If you’re new to the stock market, you’ve probably heard of ETFs (Exchange-Traded Funds). These tools have revolutionized investing for individuals by making diversification accessible to everyone, without needing to analyze each individual stock.
What is an ETF?
An ETF, or exchange-traded index fund, is a basket of assets (stocks, bonds, commodities) that aims to replicate the performance of a stock index, such as the S&P 500 or the Nasdaq 100.
Unlike funds actively managed by professional fund managers, an ETF simply copies the index automatically.
Why are ETFs so popular?
1. Extremely Low Fees
This is the biggest advantage. While a traditional fund might charge 2% or more in annual management fees, an ETF often costs between 0.05% and 0.30%. Over 20 years, this difference can mean tens of thousands of dollars in extra gains for you.
2. Instant Diversification
By buying a single share of a “World” ETF, you’re instantly investing in over 1,500 companies globally (Apple, Microsoft, LVMH, Nestlé, etc.). If one company goes bankrupt, it has almost no impact on your overall investment.
3. Ease of Management
You don’t need to spend hours reading financial reports. You’re betting on the overall growth of the economy rather than the success of a single company.
How to Choose Your First ETF?
For a beginning investor, two types of ETFs are often recommended:
- S&P 500 ETF: To invest in the 500 largest US companies.

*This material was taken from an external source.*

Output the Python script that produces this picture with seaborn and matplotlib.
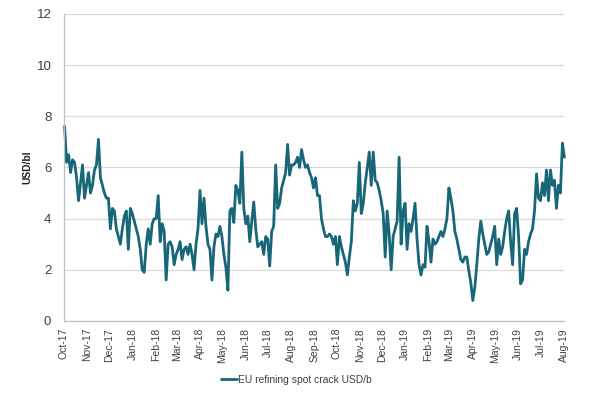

- MSCI World ETF: For maximum global diversification.
Tax Advantageous Accounts
To optimize your ETF investment, consider using tax-advantaged accounts like a Roth IRA (in the US), an ISA (in the UK), or a TFSA (in Canada). These accounts allow your investments to grow tax-free or offer tax deductions on your contributions.
Risks to Keep in Mind
Like any stock market investment, ETFs are subject to market fluctuations. The value of your shares can go down in the short term. This is why ETF investing should be viewed as a long-term commitment (at least 5 to 10 years).
Conclusion
ETFs are the ideal tool for building wealth steadily. By combining the power of compound interest with the low fees of ETFs, you give yourself the best chance of reaching your financial goals.
Don’t try to beat the market, buy the market!